As Fantine, the noble single mother and victim of the worst hostile work environment ever portrayed on stage, Annie Melia performs a glorious "I Dreamed a Dream.”
Denis Milonas and Allison Everitt as "Master of the House" M. Thénardier and missus, provide delightful comedic relief in the often-dark tale of woe, as well as a significant plot link.
Doomed love triangle
Hannah Moore, Sivu Schlegel and Mallory Olds masterfully play the love triangle involving Cosette, Marius and Eponine, respectively, with rich, crisp vocals by each.
Schlegel stands out as the anguished sole survivor among his Republican classmates who led their neighborhood's ill-fated uprising against the Legitimists.
His performance of "Empty Chairs and Empty Tables," fraught with emotion and guilt, garnered more than a few moist eyes in the preview audience.
A young thespian I hope we see in many future productions is sixth-grader Nathan Burge, who perkily plays the eager street urchin Gavroche.
If I may level one criticism — and this is certainly not Nathan's fault — I must question the compulsion to make the French working classes speak with English Cockney accents. It was distracting to the extent I half-expected Nathan to start singing "Consider Yourself" from "Oliver!"
The production design is impressive. Mahlie's beautifully detailed, multi-level set — especially the Republicans' barricade — is used effectively.
Jennifer Boudette's nearly 200 original costumes provide period authenticity from peasant workers to aristocrats — and aristocrat wannabes.
Bob Whittaker's evocative light design punctuates each scene, spotlighting individuals at critical moments, washing the barricade in a blood-red glow, and finally, bathing the stage at last in a cheerful brilliance.

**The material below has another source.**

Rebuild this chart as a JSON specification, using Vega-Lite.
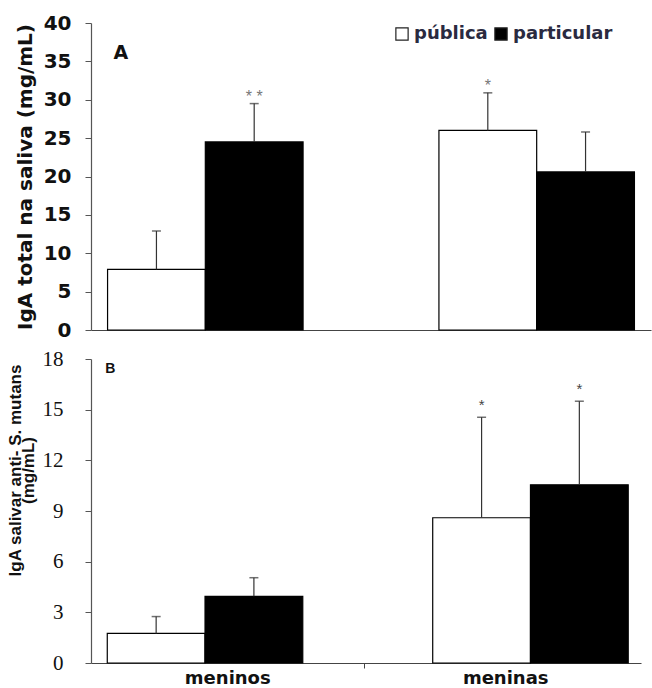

"Les Misérables" at Northwest Florida State College is certainly the best and best executed of the college's excellent summer musicals series I've seen.
Given its outstanding performances, sweeping score, beautiful design and grand spectacle, it's a must-see this summer.
Want to go?
WHAT: "Les Misérables," the Northwest Florida State College summer musical
WHEN: 7:30 p.m. July 17-20 and 25-27
WHERE: Mattie Kelly Performing Arts Center, Niceville
COST: $25 adult, $20 youth, and one free ticket for NWFSC students with valid ID.